In college, my Humanities professor made it very clear he would not check his email after 10 p.m. or before 8 a.m. That time is for his leisure.
He also said my generation (I’m an elder Gen Z) would struggle with getting back our time. I scoffed at that thought – if I have time to waste, then I am not working hard enough. This is how I was able to graduate in three years with a major, minor and Honors College degree.
Now I get it.
Not because I have dedicated myself to a full-time job, part-time job and part-time volunteer position, but because not working on anything triggers my anxiety.
I’m writing this column right now, at 9 a.m. on a Wednesday morning, because I have all of my articles for Thursday’s paper completed and half of my tasks for Friday’s paper completed, and despite being ahead this week, I am triggered at the thought of not producing anything.
Being a full-time journalist is a weird job. I usually spend about seven hours of my day in the office, and during this time I write stories, manage the social media pages and keep tabs on the collective email. The police scanner also sits on my desk.
When my articles are complete for the next day’s paper, I am not always capable of immediately starting on tasks for the next next day’s paper – sometimes these articles follow meetings that are at a set time in the evening. So I have time in the office I need to fill.
I do this by consuming other kinds of journalism. I read The Shelby County Post, The Addison Times, The Indianapolis Star, The Associated Press News, and all other kinds of publications.
And while this does contribute to my capabilities as a reporter by providing me with examples of different writing, reporting or investigating techniques, sometimes it just feels like I’m not working.
This is the problem I’m trying to avoid by writing this column. I don’t want to seem like I’m not working because I’m not typing. I don’t want to seem like I’m goofing off because I have Facebook up looking for topics to write about. But this is the nature of my career. There is a sort of waiting for news to happen.
The anxiety extends beyond my journalism career, too. I am a part-time cashier at Target on the weekends. This means I work seven days a week, and I don’t often get a day off or adequate time to rest unless I request off a Saturday more than two weeks in advance.
If management doesn’t schedule me on a Saturday or Sunday without me requesting, I have a pressing urge to pick up a shift, even if it’s just a 4-hour shift cleaning carts. I know I should take a day to rest because I’m really freaking tired all the time, but it feels like I am wasting my day if I’m not being productive.
If I don’t pick up a shift, I combat this unproductive-induced anxiety by making plans with my friends or family on those days, but even then I’m still not resting because I have made plans that require I put down my video games or my laptop, go out and exert myself.
It’s a vicious circle really – I’m either not relaxing or I’m too anxious to relax. All because I’m not being productive.
Now, I’m not complaining about any of these positions. I know if I wanted a day off then my editor would let me take one without any problems.
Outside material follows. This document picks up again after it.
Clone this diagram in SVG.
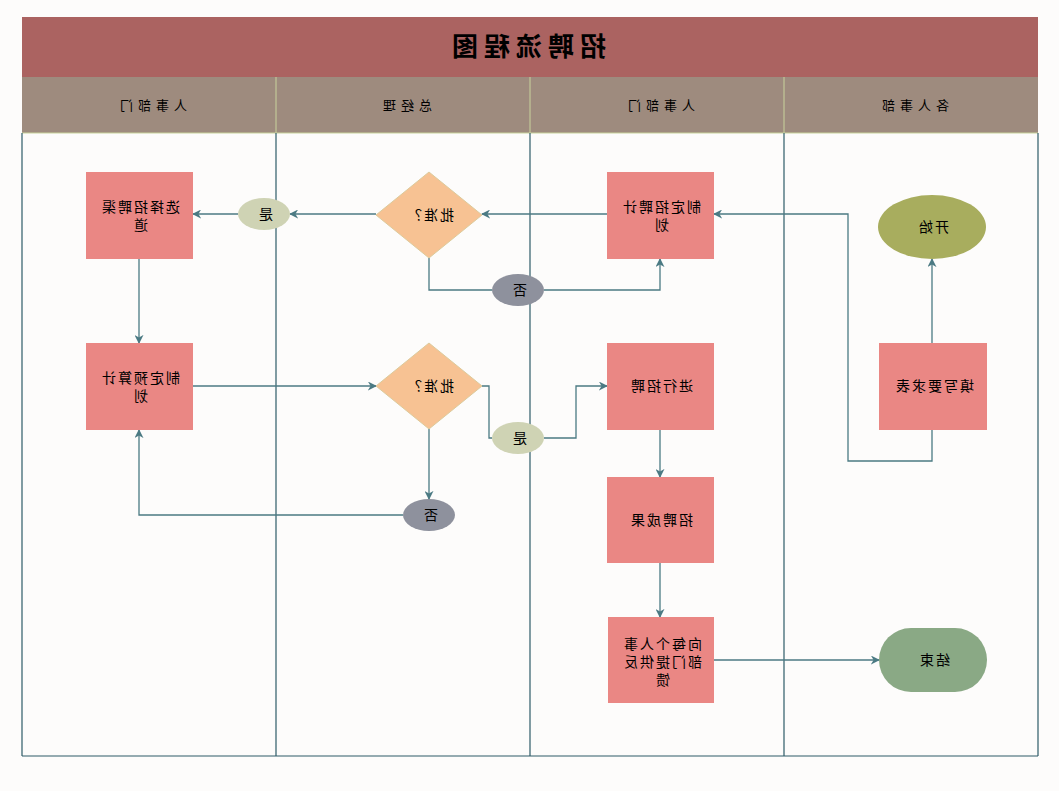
<svg xmlns="http://www.w3.org/2000/svg" width="1059" height="791" viewBox="0 0 1059 791">
<defs>
<marker id="ah" viewBox="0 0 10 10" refX="9" refY="5" markerWidth="9" markerHeight="9" markerUnits="userSpaceOnUse" orient="auto">
<path d="M0,0 L10,5 L0,10 L3,5 Z" fill="#4b7a83"/>
</marker>
<style>
.t{font-family:"Noto Sans CJK SC","Liberation Sans",sans-serif;font-size:14px;letter-spacing:2px;fill:#000;text-anchor:middle}
.h{font-family:"Noto Sans CJK SC","Liberation Sans",sans-serif;font-size:13px;letter-spacing:5px;fill:#000;text-anchor:middle}
.ttl{font-family:"Noto Sans CJK SC","Liberation Sans",sans-serif;font-size:26px;letter-spacing:6px;font-weight:bold;fill:#000;text-anchor:middle}
.box{fill:#ea8784}
.dia{fill:#f7c293;stroke:#dccb9c;stroke-width:1}
.yes{fill:#cfd3b4}
.no{fill:#8e919d}
.c{fill:none;stroke:#4b7a83;stroke-width:1.3}
.ca{fill:none;stroke:#4b7a83;stroke-width:1.3;marker-end:url(#ah)}
.lane{stroke:#2e5b68;stroke-width:1.2}
.hl{stroke:#c9d39c;stroke-width:1}
</style>
</defs>
<rect x="0" y="0" width="1059" height="791" fill="#fdfcfb"/>
<g id="pool">
<rect x="22" y="17" width="1016" height="60" fill="#ab6361"/>
<text class="ttl" x="526" y="56" transform="translate(1052,0) scale(-1,1)">招聘流程图</text>
<rect x="22" y="77" width="1016" height="56" fill="#9e8b7e"/>
<line class="hl" x1="276" y1="77" x2="276" y2="133"/>
<line class="hl" x1="530" y1="77" x2="530" y2="133"/>
<line class="hl" x1="784" y1="77" x2="784" y2="133"/>
<line class="hl" x1="22" y1="133" x2="1038" y2="133"/>
<text class="h" x="151" y="110" transform="translate(302,0) scale(-1,1)">人事部门</text>
<text class="h" x="405" y="110" transform="translate(810,0) scale(-1,1)">总经理</text>
<text class="h" x="659" y="110" transform="translate(1318,0) scale(-1,1)">人事部门</text>
<text class="h" x="913" y="110" transform="translate(1826,0) scale(-1,1)">各人事部</text>
<line class="lane" x1="22" y1="133" x2="22" y2="756"/>
<line class="lane" x1="276" y1="133" x2="276" y2="756"/>
<line class="lane" x1="530" y1="133" x2="530" y2="756"/>
<line class="lane" x1="784" y1="133" x2="784" y2="756"/>
<line class="lane" x1="1038" y1="133" x2="1038" y2="756"/>
<line class="lane" x1="22" y1="756" x2="1038" y2="756"/>
</g>
<g id="connectors">
<path class="ca" d="M932,343 L932,259"/>
<path class="ca" d="M932,430 L932,461 L848,461 L848,214 L714,214"/>
<path class="ca" d="M607,214 L482,214"/>
<path class="ca" d="M376,214 L290,214"/>
<path class="ca" d="M238,214 L193,214"/>
<path class="c" d="M429,258 L429,290 L492,290"/>
<path class="ca" d="M544,290 L660,290 L660,259"/>
<path class="ca" d="M139,259 L139,343"/>
<path class="ca" d="M193,386 L376,386"/>
<path class="c" d="M482,386 L489,386 L489,438 L492,438"/>
<path class="ca" d="M544,438 L576,438 L576,386 L607,386"/>
<path class="ca" d="M429,429 L429,499"/>
<path class="ca" d="M403,515 L139,515 L139,430"/>
<path class="ca" d="M660,430 L660,477"/>
<path class="ca" d="M660,563 L660,617"/>
<path class="ca" d="M714,660 L879,660"/>
</g>
<g id="n-start">
<ellipse cx="932" cy="227" rx="54" ry="32" fill="#a8ad5e"/>
<text class="t" x="933" y="232" transform="translate(1866,0) scale(-1,1)">开始</text>
</g>
<g id="n-form">
<rect class="box" x="879" y="343" width="108" height="87"/>
<text class="t" x="934" y="391" transform="translate(1868,0) scale(-1,1)">填写要求表</text>
</g>
<g id="n-plan">
<rect class="box" x="607" y="172" width="107" height="87"/>
<text class="t" x="661" y="212" transform="translate(1322,0) scale(-1,1)">制定招聘计</text>
<text class="t" x="661" y="230" transform="translate(1322,0) scale(-1,1)">划</text>
</g>
<g id="n-approve1">
<polygon class="dia" points="429,172 482,215 429,258 376,215"/>
<text class="t" x="430" y="220" transform="translate(860,0) scale(-1,1)">批准？</text>
</g>
<g id="n-yes1">
<ellipse class="yes" cx="264" cy="214" rx="26" ry="16"/>
<text class="t" x="265" y="219" transform="translate(530,0) scale(-1,1)">是</text>
</g>
<g id="n-no1">
<ellipse class="no" cx="518" cy="290" rx="26" ry="16"/>
<text class="t" x="519" y="295" transform="translate(1038,0) scale(-1,1)">否</text>
</g>
<g id="n-channel">
<rect class="box" x="86" y="172" width="107" height="87"/>
<text class="t" x="140" y="212" transform="translate(280,0) scale(-1,1)">选择招聘渠</text>
<text class="t" x="140" y="230" transform="translate(280,0) scale(-1,1)">道</text>
</g>
<g id="n-budget">
<rect class="box" x="86" y="343" width="107" height="87"/>
<text class="t" x="140" y="383" transform="translate(280,0) scale(-1,1)">制定预算计</text>
<text class="t" x="140" y="401" transform="translate(280,0) scale(-1,1)">划</text>
</g>
<g id="n-approve2">
<polygon class="dia" points="429,343 482,386 429,429 376,386"/>
<text class="t" x="430" y="391" transform="translate(860,0) scale(-1,1)">批准？</text>
</g>
<g id="n-yes2">
<ellipse class="yes" cx="518" cy="438" rx="26" ry="16"/>
<text class="t" x="519" y="443" transform="translate(1038,0) scale(-1,1)">是</text>
</g>
<g id="n-no2">
<ellipse class="no" cx="429" cy="515" rx="26" ry="16"/>
<text class="t" x="430" y="520" transform="translate(860,0) scale(-1,1)">否</text>
</g>
<g id="n-recruit">
<rect class="box" x="607" y="343" width="107" height="87"/>
<text class="t" x="661" y="391" transform="translate(1322,0) scale(-1,1)">进行招聘</text>
</g>
<g id="n-result">
<rect class="box" x="607" y="477" width="107" height="86"/>
<text class="t" x="661" y="525" transform="translate(1322,0) scale(-1,1)">招聘成果</text>
</g>
<g id="n-feedback">
<rect class="box" x="608" y="617" width="106" height="86"/>
<text class="t" x="662" y="649" transform="translate(1324,0) scale(-1,1)">向每个人事</text>
<text class="t" x="662" y="667" transform="translate(1324,0) scale(-1,1)">部门提供反</text>
<text class="t" x="662" y="685" transform="translate(1324,0) scale(-1,1)">馈</text>
</g>
<g id="n-end">
<rect x="879" y="628" width="108" height="64" rx="32" ry="32" fill="#8aa985"/>
<text class="t" x="934" y="665" transform="translate(1868,0) scale(-1,1)">结束</text>
</g>
</svg>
I just think this anxiety about not being productive is an interesting topic to explore, and I’m curious to see if my fellow Gen Z kids also experience this, because I had a couple friends in college who also felt this way. I think it’s the way we were raised.
From what I’ve heard about generations older than us, leisure time was considered important. Taking a couple hours to read a book or do a puzzle was not wasting time, it was enjoying yourself and it was considered important to mental health, even if it wasn’t contributing toward anything.
It seems like now, everything I do has to have an end goal, and doing things just to enjoy them is wasting time – and I should feel ashamed for wasting time.
Too often, I don’t do things just to enjoy them. I’ve started combating this idea with my own gymnastics capabilities: I started embracing this idea that I don’t need to advance anymore. I don’t compete, I don’t have a team, and I’ve lost more than half of my tumbling skills to a concussion-related mental block.
Not intending to advance allows me the ability to not stress out about whether or not I’ll get over my mental block on back tumbling at practice anymore. I just train those skills with mats and if I do one, that’s great, but I’m not upset if I don’t. I have no one to impress and no end goal with this anymore, so I can just enjoy the fun of chucking myself around.
I’d like to get this notion into other areas of my life. I’m two days ahead on articles at work right now, so it’s OK if I’m only consuming other journalism at this point (and if you have a story you’d like me to write, hit me up at email@example.com).
I don’t need to write a column just to feel productive.